Lies Lays Bad Lies and Bad Lays

LONDON (AP)—Richard Gasquet escaped a lengthy doping ban Wednesday when the International Tennis Federation ruled that he inadvertently took cocaine.
The 23-year-old Frenchman, who was cleared to resume playing after completing a 2 1/2 -month ban Wednesday, convinced an independent anti-doping tribunal that he ingested cocaine by kissing a woman he met at a nightclub in Miami.
The tribunal panel of three lawyers said Gasquet consumed no more than “a grain of salt” of the drug, and a long ban would be an injustice in a case which was “unusual to the point of being probably unique.”
“We have found the player to be a person who is shy and reserved, honest and truthful, and a man of integrity and good character,” the tribunal said in its ruling.

Okay I buy that.

  • And Barry Bonds got his steroid reading from taking practice swings with the ball girl.
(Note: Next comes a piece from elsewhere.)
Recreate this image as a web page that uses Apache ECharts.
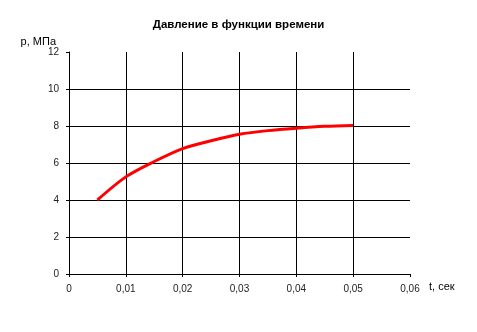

  • Of course Floyd Landis got that crazy high tetasterone reading from his bike seat.

When Harry Met Linda

(UPI) - Linda the penguin has split up two male penguins who lived as a nesting couple for six years at the San Francisco Zoo, caretakers said.
Male penguins Harry and Pepper had been so content together they were allowed to incubate and hatch an egg laid by another Magellanic penguin last year, zookeeper Anthony Brown said.
"Of all of the parents that year, they were the best. They took very good care of their chick," Brown told the San Francisco Examiner in a story published Saturday.
Enter the widow Linda, who began courting Harry in her partner's old burrow shortly after his death this past winter, Brown said.
"To be completely anthropomorphizing, Linda seems conniving," Brown said. "She's got her plan. I don't think she was wanting to be a single girl for too long."

This is fairly predictable. And no she does not have a plan. Never did, never will, just the basic vision of creating drama. Woman are just that Drama Queens. And of course the zoo is in San Fransisco.

It captivated millions of people around the world for eight days in the summer of 1969. It brought glory to the embattled U.S. space program and inspired beliefs that anything was possible.

Moon landing hoax theorists point to the "rippling" flag as evidence the landings were faked.

It's arguably the greatest technological feat of the 20th century.
And to some, it was all a lie.
Forty years after Neil Armstrong and Buzz Aldrin set foot on the moon, a small cult of conspiracy theorists maintains the historic event -- and the five subsequent Apollo moon landings -- were staged. These people believe NASA fabricated the landings to trump their Soviet rivals and fulfill President Kennedy's goal of ferrying humans safely to and from the moon by the end of the 1960s.
"I do know the moon landings were faked," said crusading filmmaker Bart Sibrel, whose aggressive interview tactics once provoked Aldrin to punch him in the face. "I'd bet my life on it."
Sibrel may seem crazy, but he has company. A 1999 Gallup poll found that a scant 6 percent of Americans doubted the Apollo 11 moon landing happened, and there is anecdotal evidence that the ranks of such conspiracy theorists, fueled by innuendo-filled documentaries and the Internet, are growing.

This has to be one of the crazier assumptions I have seen in my life. Some of these people take on faith literally the exact interpretation of the Bible and believe it actually happened verbatim but they have a hard time believing that man actually landed on the moon.